On Mon, Jul 20, 2020 at 11:58:37AM +0530, Vishal Kulkarni wrote:
> On Friday, July 07/17/20, 2020 at 20:02:51 +0200, Andrew Lunn wrote:
> > On Fri, Jul 17, 2020 at 07:17:55PM +0530, Vishal Kulkarni wrote:
> > > This series of patches add support for below tests.
> > > 1. Adapter status test
> > > 2. Link test
> > > 3. Link speed test
> > > 4. Loopback test
> > 
> > Hi Vishal
> > 
> > The loopback test is pretty usual for an ethtool self test. But the
> > first 3 are rather odd. They don't really seem to be self tests. What
> > reason do you have for adding these? Are you trying to debug a
> > specific problem?
> > 
> >      Andrew
> Hi Andrew,
> 
> Our requirement is to add a list of self tests that can summarize if the 
> adapter is functioning
> properly in a single command during system init. The above tests are the most 
> common ones run by
> our on-field diagnostics team. Besides, these tests seem to be the most 
> common among other drivers as well.
> 
> Hence we have added
> 1. Adapter status test: Tests whether the adapter is alive or crashed
> 2. Link test: Adapter PHY is up or not.
> 3. Link speed test: Adapter has negotiated link speed correctly or not.

Hi Vishal

Knowing that the field team does this is useful. But i still don't see
these as self tests.

>From the man page:

       -t --test
              Executes adapter selftest on the specified network
              device. Possible test modes are:

           offline
                  Perform full set of tests, possibly interrupting normal
                  operation during the tests,

           online Perform limited set of tests, not interrupting normal
           operation,

           external_lb
                  Perform full set of tests, as for offline, and additionally
                  an external-loopback test.

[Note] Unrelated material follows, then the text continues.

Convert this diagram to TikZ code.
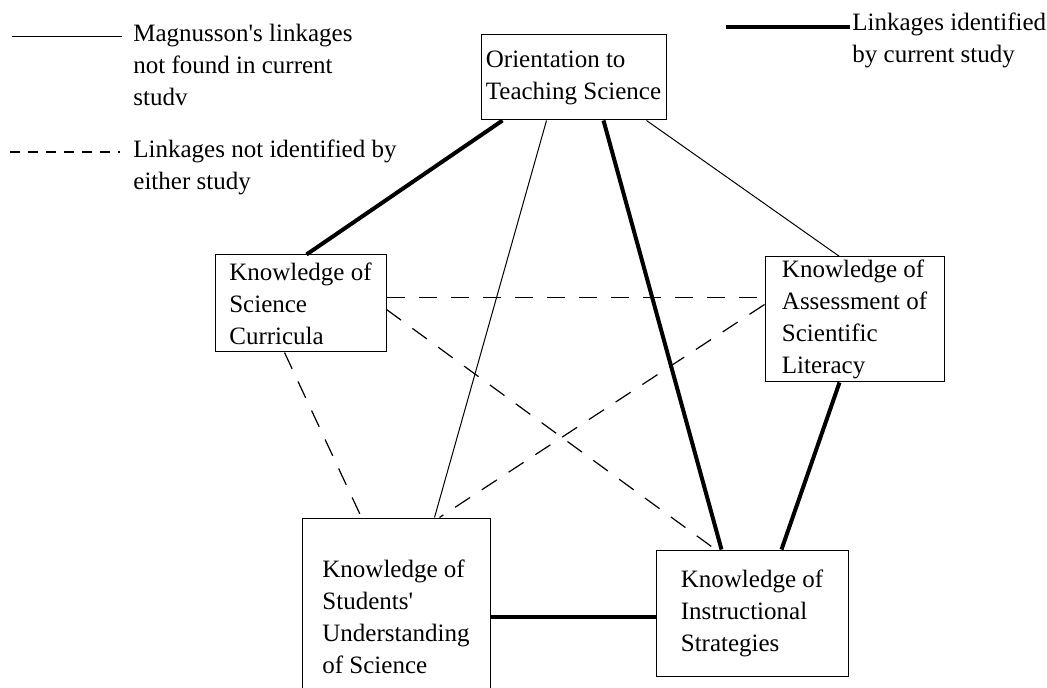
\documentclass[tikz,border=0pt]{standalone}
\usepackage{fontspec}
\setmainfont{Liberation Serif}
\begin{document}
\begin{tikzpicture}[x=0.5pt,y=-0.5pt,
    box/.style={draw,line width=0.5pt,align=left,inner sep=0pt,font=\fontsize{12.5}{16}\selectfont},
    note/.style={align=left,inner sep=0pt,anchor=north west,font=\fontsize{12.5}{16}\selectfont},
    magnusson/.style={line width=0.5pt},
    current/.style={line width=2pt},
    neither/.style={line width=0.6pt,dash pattern=on 9pt off 7pt}]
  \clip (0,0) rectangle (1047,688);
  % legend
  \draw[magnusson] (12,37) coordinate (m1) -- (122,37) coordinate (m2);
  \node[note] (mtext) at (133,24) {Magnusson\textquotesingle s linkages\\not found in current\\studv};
  \draw[neither,dash pattern=on 5pt off 4pt] (10,152) coordinate (n1) -- (120,152) coordinate (n2);
  \node[note] (ntext) at (133,140) {Linkages not identified by\\either study};
  \draw[current] (726,27) coordinate (c1) -- (850,27) coordinate (c2);
  \node[note] (ctext) at (852,13) {Linkages identified\\by current study};
  % components
  \node[box,minimum width=92.5pt,minimum height=42.5pt] (ori) at (573.5,77.5) {Orientation to\\Teaching Science};
  \node[box,minimum width=85.5pt,minimum height=48.5pt] (cur) at (300.5,303.5) {Knowledge of\\Science\\Curricula};
  \node[box,minimum width=89.5pt,minimum height=62.5pt] (ass) at (854.5,319.5) {Knowledge of\\Assessment of\\Scientific\\Literacy};
  \node[box,minimum width=94pt,minimum height=99pt] (stu) at (396,617) {Knowledge of\\Students\textquotesingle\\Understanding\\of Science};
  \node[box,minimum width=96pt,minimum height=63pt] (ins) at (752,613) {Knowledge of\\Instructional\\Strategies};
  % linkages
  \draw[current] ([xshift=11pt]ori.south west) -- ([xshift=46pt]cur.north west);
  \draw[magnusson] ([xshift=33pt]ori.south west) -- ([xshift=66.5pt]stu.north west);
  \draw[current] ([xshift=61.5pt]ori.south west) -- ([xshift=33pt]ins.north west);
  \draw[magnusson] ([xshift=83pt]ori.south west) -- ([xshift=37.5pt]ass.north west);
  \draw[neither] ([yshift=-21.5pt]cur.north east) -- ([yshift=-20.5pt]ass.north west);
  \draw[neither] ([yshift=-27.5pt]cur.north east) -- ([xshift=30pt]ins.north west);
  \draw[neither] ([xshift=35pt]cur.south west) -- ([xshift=30pt]stu.north west);
  \draw[neither] ([yshift=-24pt]ass.north west) -- ([xshift=69pt]stu.north west);
  \draw[current] ([xshift=37.5pt]ass.south west) -- ([xshift=63pt]ins.north west);
  \draw[current] (stu.east) -- (stu.east -| ins.west);
\end{tikzpicture}
\end{document}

Maybe a crashed adaptor could be considered a self test, but

1) I expect nearly everything else is failing so it is pretty obvious
2) devlink health seems like a better API

The PHY is up or not is only partially to do with self. It has a lot
to do with the link partner and the cable. Plus ip link show will tell
you this.

3) This actually sounds like a bug. Why would it of negotiated a link
speed it cannot support? If you have non-overlapping sets of
advertised link modes, i.e. there is no common mode to select, the
link should remain down, but this is not an error. You can use ethtool
to list both the local and peer advertised modes. You could also
report this via the new link state properties Mellanox just added.